Funny you should mention betting

If only xG related stuff could make people s**tloads. They even measured your criticism when a shot isn’t taken.

By the late Noughties, both companies were crunching the odds for dozens and dozens of leagues. The market partially wised up to their methods but Bloom and Benham stayed a few steps ahead by coming up with a way to measure the quality of a team’s chances, and chances conceded.

Expected goals (xG), the automated evaluation of shot quality, had not yet been invented, so the two companies did this manually. They hired an army of watchers who would keep track of a team’s chance creations, distinguishing between big chances, chances, half-chances and deliveries.

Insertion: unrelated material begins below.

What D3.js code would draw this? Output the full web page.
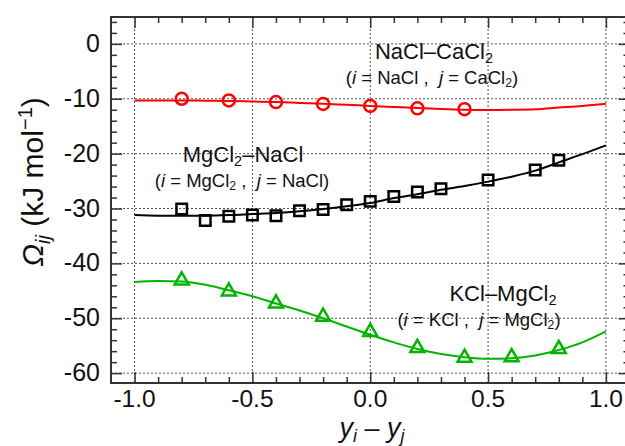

“It’s a very expensive and labour-intensive way of codifying a team’s performance levels ,but it’s still better than xG now because trained people see the game and can take into account situations that don’t result in a shot, which xG is blind to,” says the industry insider. (The expected goal value of a shot that does not happen is always zero.)

At Starlizard, bet units were called “stars”. At Smartodds, “moons”. By this stage, the average bet placed by the syndicates was about £500,000 ($670,000). During a World Cup, when liquidity was near-endless thanks to the participation of “the mug market” — big-time gamblers who trusted their instinct rather than the numbers — up to £5 million ($6.7 million) might be staked on a single game.